OP copy-pasted the post from
here. OP is probably a spammer.
The processing power required to test data is so little and so no performance loss to be noticed and a test condition for type or size of the data to be used only requires a few more lines of code usually.
This isn't always the case! It will depend a lot on how the validation is performed.
For example, When entering an Item number to sell in our "Point of Sale" software, it (obviously!) needs to know whether what was entered is valid.
Loading every single item into memory is not an option, however, so it cannot realistically just use say a dictionary of all the valid item numbers - what if somebody just created, deleted, or changed the number of an item? They'd expect it to work, but it wouldn't without having it pull all that data again into the dictionary.
Of course, hitting the database isn't usually expensive. One can check if an item is valid by "merely" checking a particular database view to see if that item number is associated with an item ID. If not, the item number isn't valid. if it is, then we also know what the item ID is which is used to load it in.
But, customers are a pretty tricky bunch. Just being able to accept an Item Number isn't enough. They want to be able to get the item loaded in by scanning one of it's barcodes, or by typing in a serial number, or perhaps they'd like to type in the item number that one of their vendors uses for the item, rather than theirs. That can mean that verifying something entered isn't valid can be quite the undertaking computationally. And even if it is valid, it might be looking in 3 or 4 different places before actually finding what it really is and being able to associate it with the Item.
The really fun part we are finding is that while many of the things we want to "cross reference" to get the relevant items are available via database views, joining on database views is incredibly slow on postgres.

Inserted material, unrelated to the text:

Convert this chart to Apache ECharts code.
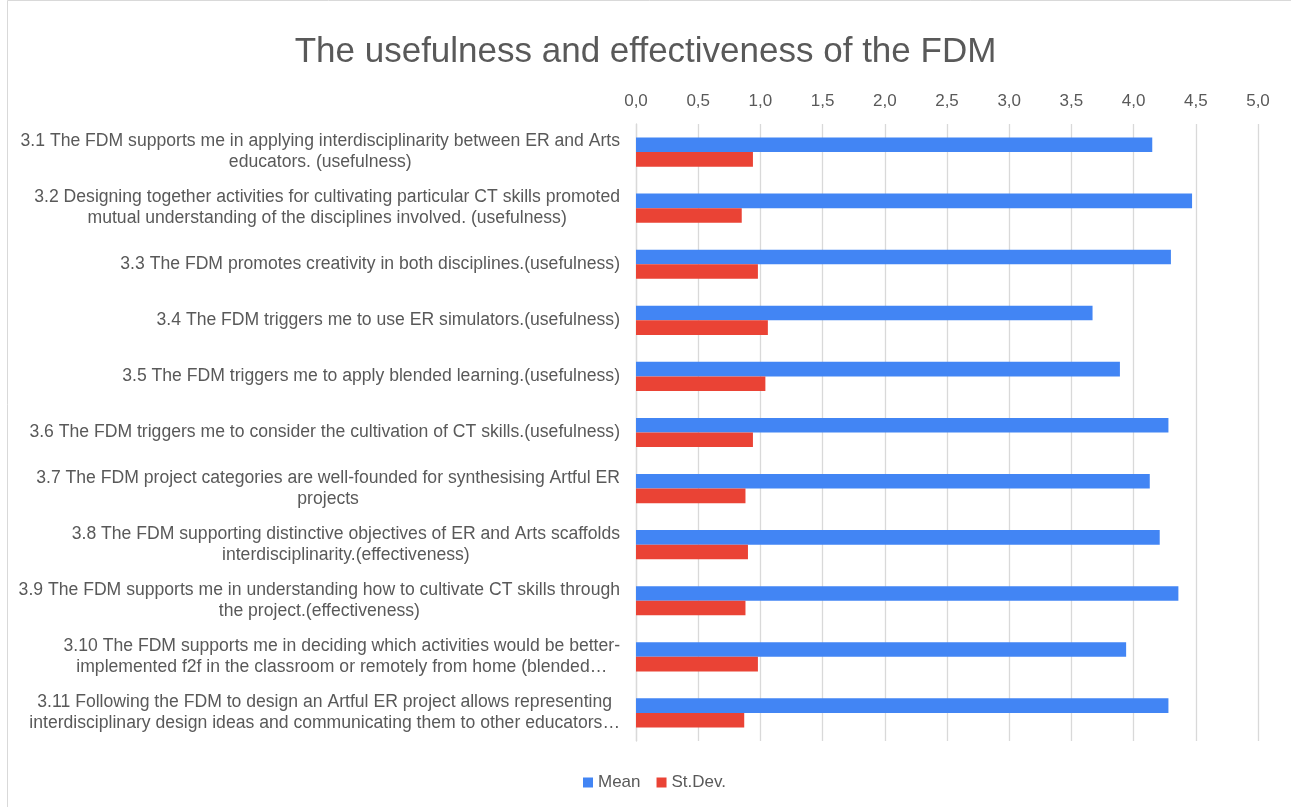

There are some additional performance issues in that it needs to then load up that Item in order to know how to function with it (eg Serial Items need to prompt for the serial number, fuel needs to ask for a pump, and some other stuff like that)... that is (arguably) part of validation, too, but it's rather problematic because when it comes to loading item information apparently we decided "in for a penny, in for a pound" and it loads pretty much everything associated with the item. That makes sense for easy stuff that's pretty much flat in the database but when selling an item means it has to wait for the item to bring in the full quantity change history for the item and every single price change since forever I think it's no surprise that we're seeing performance issues now that customers are getting more historic data from that change! Kind of funny that this never occurred to us when adding it.